Merging the dysfunctional family reunion with the home invasion thriller, You’re Next makes somewhat of an effort to find its niche among the dearth of slasher, horror, and thriller films of 2013. It demonstrates that some people should never be allowed to make movies, not because they lack technical knowledge but because they miss the most basic points of film-making.
Set at an isolated country home, You're Next tells the story of a wealthy couple and their family who are attacked by a trio of mask-donning murderers who got their 'practice' out on the neighbors before embarking on their real mission Soon, arrow bolts and axes are flying through windows, with annoying family members dropping like flies. What the trio fail to realize is that the son Crispian (AJ Bowen) is dating a spunky Aussie survivalist (Sharni Vinson) who knows how to defend herself. Erin comes to the family's rescue, dealing out serious amounts of pain to the murderers, but not before learning why this family was chosen for bloody elimination.

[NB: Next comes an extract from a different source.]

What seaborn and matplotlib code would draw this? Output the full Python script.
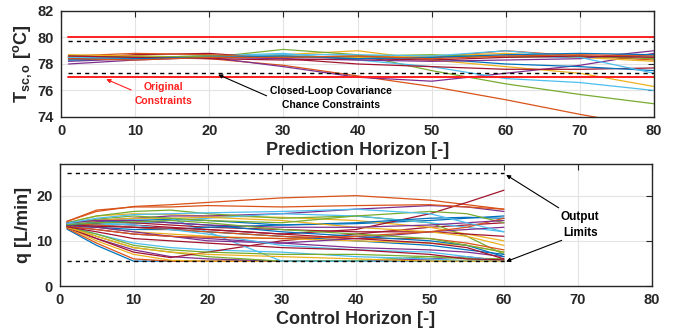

The reason why You're Next utterly fails as a slasher film is two-fold: a group of poorly-cast unknowns, and a script that spends too much time on the set up and not enough on memorable horror. That's not to say that everyone's performances are a complete wash: Vinson is a refreshing heroine, but Director Adam Wingard doesn't give her enough cool things to do. Instead of memorable ass-kicking, we get lots of boring 'we hate our family' build up, courtesy of Felix (Nicholas Tucci) and the obnoxious Drake (Joe Swanberg), both of whom represent a cast that doesn't seem ready for the big screen. When the real slashing - and Erin's response - begins, the grisliness just isn't inventive or memorable enough partially because our troop of B actors simply don't have the chops to interpret the material. Perhaps Wingard was trying to make a more realistic horror film surrounded with ordinary people, a logic that gets horribly twisted in an implausible blood bath near film's end. Any of those twists I mentioned - and there are some good ones - come too late and are poorly acted, while the story just bores us before it tries to scare us.
There's a reason why You're Next sat in the can for two years. Its 94-minute runtime isn't used effectively, leading to a third act that audiences might not stick around to see. This must have scared distributors and theater owners, forcing it to remain on the shelf until someone decided it couldn't rot any longer. In the end, it misses the point of film-making entirely: to entertain. You're Next is rated R for bloody violence, language, and nudity and should be skipped at all costs.